Croatian Serb leader and an MP of the Independent Democratic Serbian Party (SDSS), Milorad Pupovac, has told Vojvodina Television (RTV) that "he cannot imagine that Belgrade could have good relations with this type of policy from Zagreb," assessing that relations between the Croatian and Serbian governments could be good if it were not for events targeted against Serbs.
In an interview aired by TV Vojvodina on Friday, Pupovac said that opportunities for the SDSS's communication and cooperation with parties that constitute the Croatian government would be narrowed if the "situation in Croatia continues to foment a certain type of chaos, triggered off by a direct extremist right-wing climate."

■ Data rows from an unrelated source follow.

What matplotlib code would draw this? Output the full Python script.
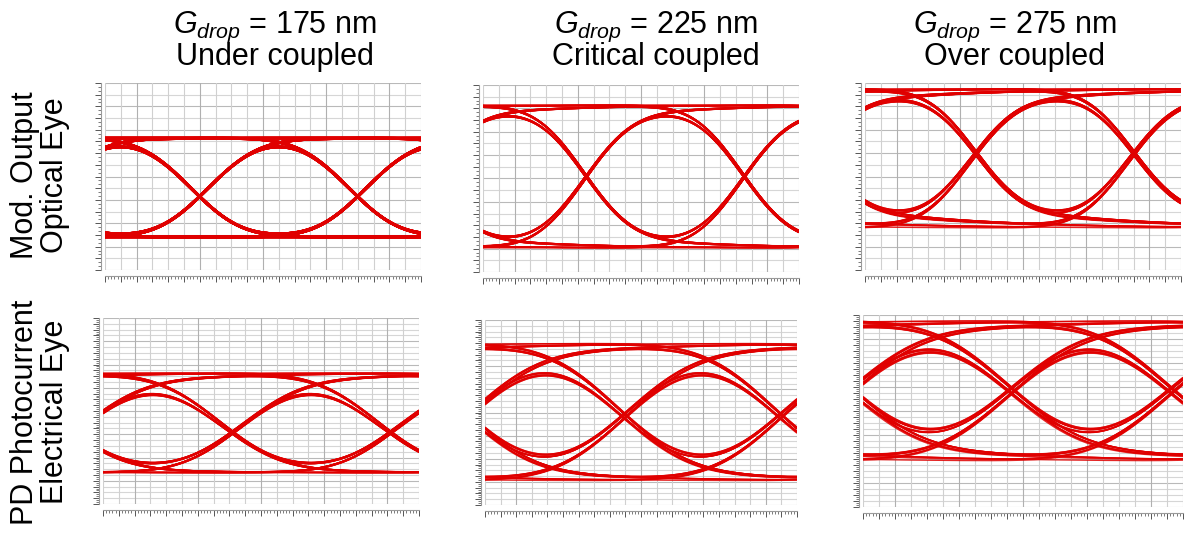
import numpy as np
import matplotlib
matplotlib.use("Agg")
import matplotlib.pyplot as plt
from matplotlib.ticker import MultipleLocator, NullFormatter

plt.rcParams['font.family'] = ['Liberation Sans', 'DejaVu Sans']
plt.rcParams['mathtext.fontset'] = 'custom'
plt.rcParams['mathtext.rm'] = 'Liberation Sans'
plt.rcParams['mathtext.it'] = 'Liberation Sans:italic'

# ---- data -------------------------------------------------------------
# transmitted NRZ bit pattern (cyclic)
bit_pattern = ("11010011100010111101100101000111"
               "00101101110000100111101001101100"
               "1010111000110100")

gap_labels = ["175 nm", "225 nm", "275 nm"]
coupling_labels = ["Under coupled", "Critical coupled", "Over coupled"]
row_labels = ["Mod. Output\nOptical Eye", "PD Photocurrent\nElectrical Eye"]

# per-panel eye parameters, row-major (optical row, then electrical row)
level_low = [0.176, 0.128, 0.223, 0.168, 0.130, 0.236]   # "0" rail (axes units)
level_high = [0.706, 0.893, 0.970, 0.706, 0.876, 0.974]  # "1" rail (axes units)
cross_pos = [0.60, 0.67, 0.72, 0.84, 0.92, 0.96]         # first crossing (UI)
edge_sigma = [0.27, 0.24, 0.23, 0.33, 0.36, 0.36]        # edge spread (UI)
tail_frac = [0.02, 0.11, 0.16, 0.12, 0.14, 0.16]         # slow-settling fraction
tail_tau = [0.5, 0.6, 0.7, 0.7, 0.8, 0.9]                # slow time constant (UI)
level_gamma = [1.29, 1.0, 0.9, 1.32, 1.09, 1.0]          # rail compression
trace_width = [2.0, 1.1, 1.1, 1.1, 1.0, 1.0]

# ---- layout (pixels) --------------------------------------------------
W, H = 1186, 533
panel_px = [(105, 83, 421, 270), (483, 85, 799, 272), (865, 83, 1181, 270),
            (103, 318, 419, 504), (485, 320, 797, 505), (863, 315, 1183, 507)]
title_x = [275, 656, 1015]

SPU = 100  # samples per UI
TRACE = '#e00000'


def respond(nrz, sigma, frac, tau):
    tg = np.arange(-int(4 * sigma * SPU), int(4 * sigma * SPU) + 1) / SPU
    g = np.exp(-tg ** 2 / (2 * sigma ** 2))
    g /= g.sum()
    fast = np.convolve(nrz, g, mode='same')
    te = np.arange(0, int(8 * tau * SPU) + 1) / SPU
    h = np.exp(-te / tau)
    h /= h.sum()
    slow = np.convolve(fast, h, mode='full')[:len(fast)]
    return (1 - frac) * fast + frac * slow


bits = np.array([int(c) for c in bit_pattern], dtype=float)
N = len(bits)

fig = plt.figure(figsize=(W / 100, H / 100), dpi=100)

for i, (l, t, r, b) in enumerate(panel_px):
    row = i // 3
    ax = fig.add_axes([l / W, 1 - b / H, (r - l) / W, (b - t) / H])
    ax.set_xlim(0, 2)
    ax.set_ylim(0, 1)

    # grid
    nrows = 16 if row == 0 else 32
    hmajor = 2 if row == 0 else 4
    for k in range(nrows + 1):
        c = '#b9b9b9' if k % hmajor == 0 else '#d6d6d6'
        ax.axhline(k / nrows, color=c, lw=0.8, zorder=0)
    for k in range(21):
        c = '#b0b0b0' if k % 4 == 2 else '#d0d0d0'
        ax.axvline(k * 0.1, color=c, lw=0.8, zorder=0)

    # waveform
    nrz = np.repeat(np.tile(bits, 3), SPU)
    lin = respond(nrz, edge_sigma[i], tail_frac[i], tail_tau[i])
    step = respond(np.r_[np.zeros(4 * SPU), np.ones(8 * SPU)],
                   edge_sigma[i], tail_frac[i], tail_tau[i])
    delay = (np.argmax(step[:10 * SPU] >= 0.5) - 4 * SPU) / SPU
    sig = np.clip(lin, 0, 1) ** level_gamma[i]
    sig = level_low[i] + (level_high[i] - level_low[i]) * sig
    x = np.linspace(0, 2, 2 * SPU + 1)
    for k in range(N, 2 * N):
        s0 = int(round((k + delay - cross_pos[i]) * SPU))
        ax.plot(x, sig[s0:s0 + 2 * SPU + 1], color=TRACE,
                lw=trace_width[i], alpha=0.85, solid_capstyle='butt', zorder=2)

    # axes decoration
    for side in ('top', 'right'):
        ax.spines[side].set_visible(False)
    ax.spines['bottom'].set_position(('outward', 4))
    ax.spines['left'].set_position(('outward', 3))
    ax.spines['bottom'].set_color('#9a9a9a')
    ax.spines['left'].set_color('#9a9a9a')
    ax.spines['bottom'].set_linewidth(0.8)
    ax.spines['left'].set_linewidth(0.8)
    ax.xaxis.set_major_locator(MultipleLocator(0.1))
    ax.xaxis.set_minor_locator(MultipleLocator(0.02))
    ax.yaxis.set_major_locator(MultipleLocator(1 / nrows))
    ax.yaxis.set_minor_locator(MultipleLocator(1 / (nrows * 3)))
    ax.xaxis.set_major_formatter(NullFormatter())
    ax.yaxis.set_major_formatter(NullFormatter())
    ax.tick_params(which='major', length=4, width=0.7, color='#555555',
                   direction='out')
    ax.tick_params(which='minor', length=2.5, width=0.6, color='#666666',
                   direction='out')

# column titles
for j in range(3):
    fig.text(title_x[j] / W, 1 - 33 / H,
             r"$G_{drop}$ = " + gap_labels[j],
             ha='center', va='baseline', fontsize=22)
    fig.text(title_x[j] / W, 1 - 65 / H, coupling_labels[j],
             ha='center', va='baseline', fontsize=22)

# row labels
for rr, yc in enumerate([175, 412]):
    fig.text(40 / W, 1 - yc / H, row_labels[rr], rotation=90,
             ha='center', va='center', multialignment='center',
             fontsize=22, linespacing=1.0)

fig.savefig('out.png', dpi=100, facecolor='white')
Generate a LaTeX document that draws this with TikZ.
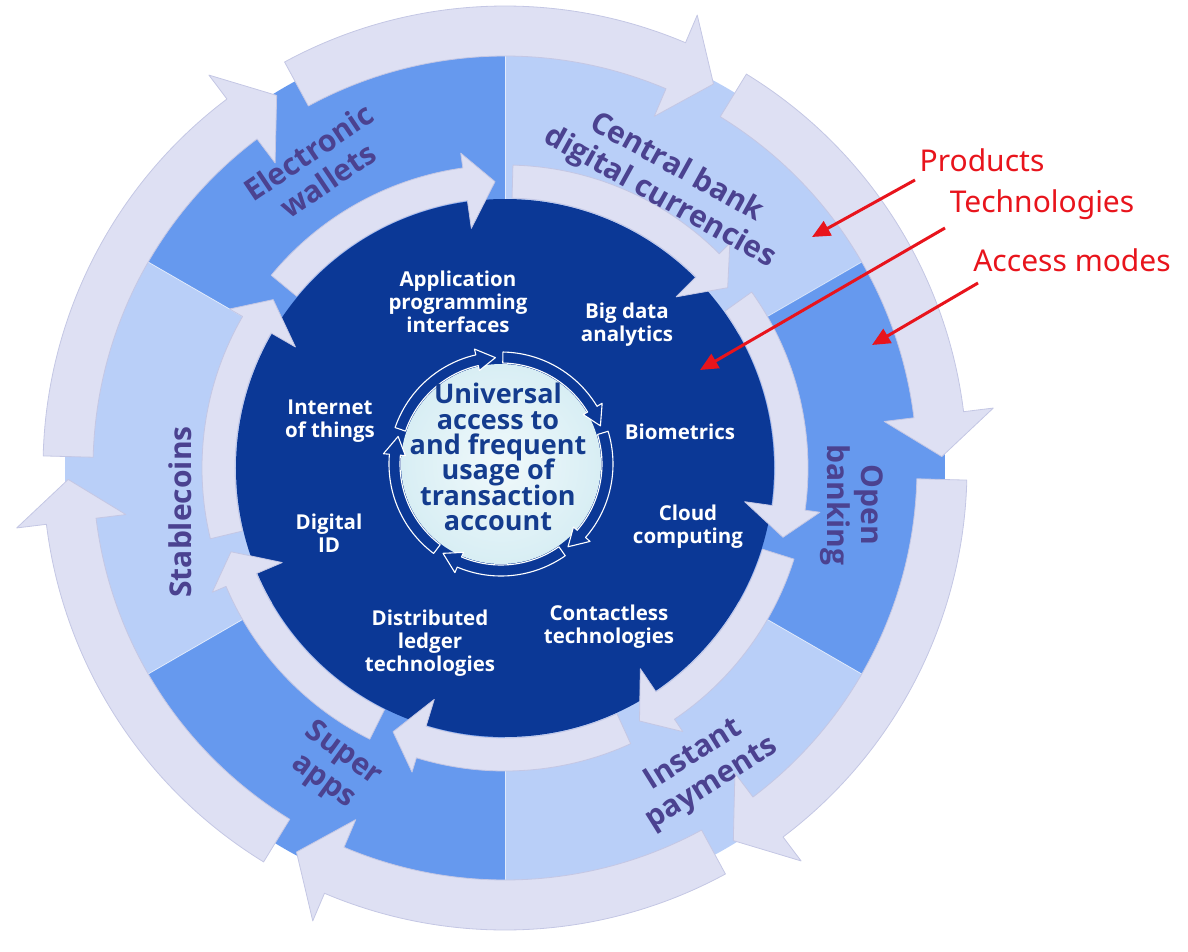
\documentclass[tikz,border=0pt]{standalone}
\usepackage{fontspec}
\setmainfont{Open Sans}
\newfontfamily\redfont{Noto Sans}
\usetikzlibrary{arrows.meta}
\definecolor{dsec}{HTML}{6699EE}
\definecolor{lsec}{HTML}{B9CFF8}
\definecolor{navy}{HTML}{0B3896}
\definecolor{lav}{HTML}{DEE0F3}
\definecolor{lavedge}{HTML}{C4C7E4}
\definecolor{coreinner}{HTML}{F0F9FB}
\definecolor{coreouter}{HTML}{D8EEF4}
\definecolor{coretext}{HTML}{143C8E}
\definecolor{prodtext}{HTML}{4B4290}
\definecolor{redann}{HTML}{E8141C}
\newcommand{\tightlines}{\lineskiplimit=-30pt\relax}
% #1 style, #2 tail angle, #3 head base angle, #4 tip angle, #5 r in, #6 r out, #7 barb in, #8 barb out
\newcommand{\ringarrow}[8]{%
  \pgfmathsetmacro{\rmid}{(#5+#6)/2}%
  \path[#1] (#2:#6pt) arc[start angle=#2, end angle=#3, radius=#6pt] -- (#3:#8pt) -- (#4:\rmid pt) -- (#3:#7pt) -- (#3:#5pt) arc[start angle=#3, end angle=#2, radius=#5pt] -- cycle;}
\begin{document}
\begin{tikzpicture}[x=1pt,y=1pt,
  lavarrow/.style={fill=lav, draw=lavedge, line width=0.8pt, line join=round},
  corearrow/.style={fill=navy, draw=white, line width=1.1pt, line join=round},
  techlabel/.style={text=white, font=\fontsize{20.5}{23}\selectfont\bfseries, align=center, inner sep=0pt},
  prodlabel/.style={text=prodtext, font=\fontsize{30}{34}\selectfont\bfseries, align=center, inner sep=0pt},
  corelabel/.style={text=coretext, font=\fontsize{27}{25.4}\selectfont\bfseries\tightlines, align=center, inner sep=0pt},
  redlabel/.style={text=redann, font=\redfont\fontsize{30}{32}\selectfont, inner sep=0pt},
  redarrow/.style={draw=redann, line width=3pt, -{Triangle[length=18pt,width=16pt]}}]
\path[use as bounding box] (-505,-483) rectangle (683,468);
% sectors
\foreach \a/\c in {90/dsec, 30/lsec, -30/dsec, -90/lsec, -150/dsec, 150/lsec}
  \fill[\c] (0,0) -- (\a:440pt) arc[start angle=\a, end angle=\a+60, radius=440pt] -- cycle;
\foreach \a in {30,90,150,210,270,330}
  \draw[white, opacity=.6, line width=.8pt] (\a:269pt) -- (\a:440pt);
% dark disk
\fill[navy] (0,0) circle[radius=269pt];
% outer arrows
\ringarrow{lavarrow}{118.5}{67}{61.5}{412}{462}{382}{492}
\ringarrow{lavarrow}{58.5}{7}{1.5}{412}{462}{382}{492}
\ringarrow{lavarrow}{-1.5}{-53}{-58.5}{412}{462}{382}{492}
\ringarrow{lavarrow}{-61.5}{-113}{-118.5}{412}{462}{382}{492}
\ringarrow{lavarrow}{-121.5}{-173}{-178.5}{412}{462}{382}{492}
\ringarrow{lavarrow}{178.5}{127}{121.5}{412}{462}{382}{492}
% technology ring arrows
\ringarrow{lavarrow}{140.5}{98}{92}{270}{303}{242}{318}
\ringarrow{lavarrow}{88.5}{45}{39}{270}{303}{242}{318}
\ringarrow{lavarrow}{35.5}{-8}{-14}{270}{303}{242}{318}
\ringarrow{lavarrow}{-17.5}{-56}{-62}{270}{303}{242}{318}
\ringarrow{lavarrow}{-65.5}{-107}{-113}{270}{303}{242}{318}
\ringarrow{lavarrow}{-116.5}{-157}{-163}{270}{303}{242}{318}
\ringarrow{lavarrow}{193.5}{150}{144}{270}{303}{242}{318}
% core
\begin{scope}[shift={(-4,4)}]
  \shade[inner color=coreinner, outer color=coreouter] (0,0) circle[radius=100pt];
  \ringarrow{corearrow}{161}{103}{93}{101}{112}{96}{118}
  \ringarrow{corearrow}{89}{31}{21}{101}{112}{96}{118}
  \ringarrow{corearrow}{17}{-41}{-51}{101}{112}{96}{118}
  \ringarrow{corearrow}{-55}{-113}{-123}{101}{112}{96}{118}
  \ringarrow{corearrow}{233}{175}{165}{101}{112}{96}{118}
\end{scope}
\node[corelabel] (core) at (-7,11) {Universal\\access to\\and frequent\\usage of\\transaction\\account};
% technology labels
\node[techlabel] (api) at (-47,166) {Application\\programming\\interfaces};
\node[techlabel] (bigdata) at (122,143) {Big data\\analytics};
\node[techlabel] (bio) at (175,36) {Biometrics};
\node[techlabel] (cloud) at (183,-59) {Cloud\\computing};
\node[techlabel] (contact) at (104,-159) {Contactless\\technologies};
\node[techlabel] (dlt) at (-75,-175) {Distributed\\ledger\\technologies};
\node[techlabel] (did) at (-176,-65) {Digital\\ID};
\node[techlabel] (iot) at (-175,47) {Internet\\of things};
% product labels
\node[prodlabel, rotate=34] (ew) at (-187,302) {Electronic\\wallets};
\node[prodlabel, rotate=-29] (cbdc) at (163,285) {Central bank\\digital currencies};
\node[prodlabel, rotate=-90] (ob) at (347,-37) {Open\\banking};
\node[prodlabel, rotate=32] (ip) at (198,-302) {Instant\\payments};
\node[prodlabel, rotate=-36] (sa) at (-172,-300) {Super\\apps};
\node[prodlabel, rotate=90] (sc) at (-325,-44) {Stablecoins};
% red annotations
\node[redlabel] (prod) at (477,308) {Products};
\node[redlabel] (tech) at (537,263) {Technologies};
\node[redlabel] (acc) at (567,208) {Access modes};
\coordinate (prodS) at (410,288);
\coordinate (prodE) at (307,231);
\coordinate (techS) at (440,240);
\coordinate (techE) at (195,98);
\coordinate (accS) at (473,185);
\coordinate (accE) at (367,123);
\draw[redarrow] (prodS) -- (prodE);
\draw[redarrow] (techS) -- (techE);
\draw[redarrow] (accS) -- (accE);
\end{tikzpicture}
\end{document}
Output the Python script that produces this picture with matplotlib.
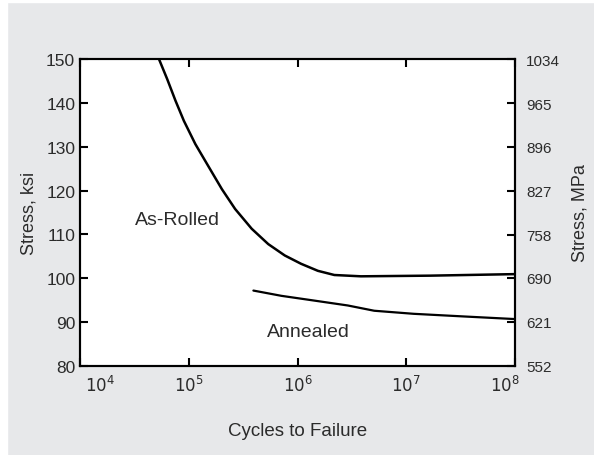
import numpy as np
import matplotlib.pyplot as plt
import matplotlib.transforms as mtransforms
from matplotlib.patches import Rectangle

plt.rcParams['font.family'] = ['Liberation Sans', 'DejaVu Sans']

# as-rolled curve (cycles, ksi)
rolled_n = [5.32e4, 6.34e4, 7.55e4, 9.02e4, 1.15e5, 1.47e5, 2.02e5, 2.67e5, 3.79e5, 5.38e5,
            7.64e5, 1.08e6, 1.54e6, 2.18e6, 3.83e6, 1.66e7, 1e8]
rolled_s = [150.0, 145.4, 140.5, 135.9, 130.6, 126.1, 120.3, 115.8, 111.3, 107.8,
            105.2, 103.3, 101.7, 100.75, 100.45, 100.6, 100.95]

# annealed curve
annealed_n = [3.93e5, 7.11e5, 1.44e6, 2.90e6, 5.07e6, 1.17e7, 3.36e7, 1e8]
annealed_s = [97.2, 96.0, 94.9, 93.8, 92.6, 91.9, 91.3, 90.7]

ksi_ticks = [80, 90, 100, 110, 120, 130, 140, 150]
mpa_ticks = [552, 621, 690, 758, 827, 896, 965, 1034]
x_ticks = [1e4, 1e5, 1e6, 1e7, 1e8]
x_labels = ['$10^4$', '$10^5$', '$10^6$', '$10^7$', '$10^8$']

txt = '#2b2b2b'
fig = plt.figure(figsize=(5.94, 4.56), dpi=100, facecolor='#e7e8ea')
# white border strips on the scan
fig.patches.append(Rectangle((0, 0), 7 / 594, 1, transform=fig.transFigure, color='white', zorder=-1))
fig.patches.append(Rectangle((0, 1 - 3 / 456), 1, 3 / 456, transform=fig.transFigure, color='white', zorder=-1))

ax = fig.add_axes([80 / 594, 1 - 367 / 456, 435 / 594, 307 / 456])
ax.set_facecolor('white')
ax.plot(rolled_n, rolled_s, color='black', lw=1.8, solid_joinstyle='round', solid_capstyle='round')
ax.plot(annealed_n, annealed_s, color='black', lw=1.6, solid_joinstyle='round', solid_capstyle='round')

ax.set_xscale('log')
ax.set_xlim(10 ** 4.026, 1e8)
ax.set_ylim(80, 150)
ax.set_xticks(x_ticks)
ax.set_xticklabels(x_labels)
ax.minorticks_off()
ax.set_yticks(ksi_ticks)
ax.tick_params(axis='both', direction='in', length=6, width=1.5, colors='black',
               labelcolor=txt, labelsize=12.5, top=True)
ax.tick_params(axis='x', pad=6, labelsize=12)
for sp in ax.spines.values():
    sp.set_linewidth(1.5)

labels = ax.get_xticklabels()
labels[0].set_transform(labels[0].get_transform() + mtransforms.ScaledTranslation(20 / 100, 0, fig.dpi_scale_trans))
labels[-1].set_transform(labels[-1].get_transform() + mtransforms.ScaledTranslation(-10 / 100, 0, fig.dpi_scale_trans))

ax.set_ylabel('Stress, ksi', fontsize=13, color=txt, labelpad=6)
ax.set_xlabel('Cycles to Failure', fontsize=13.5, color=txt, labelpad=20)

ax.text(7.9e4, 113.5, 'As-Rolled', fontsize=14, color=txt, ha='center', va='center')
ax.text(1.25e6, 87.8, 'Annealed', fontsize=14, color=txt, ha='center', va='center')

ax2 = ax.twinx()
ax2.set_ylim(80 * 6.895, 150 * 6.895)
ax2.set_yticks(mpa_ticks)
ax2.minorticks_off()
ax2.tick_params(axis='y', direction='in', length=6, width=1.5, labelcolor=txt, labelsize=11, pad=8)
for sp in ax2.spines.values():
    sp.set_linewidth(1.5)
ax2.set_ylabel('Stress, MPa', fontsize=13, color=txt, labelpad=8)

fig.savefig('out.png', dpi=100, facecolor=fig.get_facecolor())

"It is difficult to imagine that Belgrade could have good relations with Zagreb's policy that would contain elements that are now present, with those who are seeking a register of traitors, aggressors, organising pro-Fascist rallies in the city centre and relegated reputable Serbs and those who are perceived to be connected with Serbs," Pupovac said, ahead of separate meetings on Friday with Serbia's Prime Minister Aleksandar Vucic and Foreign Affairs Minister Ivica Dacic.
Pupovac described the meetings as "regular meetings to exchange opinions on political circumstances and the status of Serbs in Croatia."
The Serb community in Croatia, as he said, is interested in institutional cooperation with the Serbian government relating to issues of development, returns, property, pensions, the Vojvodina TV reported.
Pupovac assessed that President Tomislav Nikolic's planned visit to Croatia would be the "first step of which we can expect some positive results."
Commenting on the current situation on the Croatian political scene, Pupovac said that Croatia is continuing to rewrite history and that the new Minister of Culture, historian Zlatko Hasanbegovic, who is also the president of the Supervisory Committee of the pro-Ustashi honorary Bleiburg platoon, is just very open about everything he is saying in public and what he is saying is supported by a not so insignificant number of individuals and groups in Croatia.
Explaining his earlier statement that because of Hasanbegovic's statements "Tudjman is turning in his grave," Pupovac said that regardless of his opinion of the former Croatian president, Franjo Tudjman, he would "never have allowed the clericalisation of politics in Croatia nor allow Ustasha elements to enter into the mainstream of Croatian political life."
According to Pupovac, fear has been growing among Serbs in Croatia, assessing that this is the first time for a Croatia government to consist of people "connected to pro-Ustashi movements who negate anti-Fascism and human rights," and that he was afraid that things would get out of control, which he believes is happening.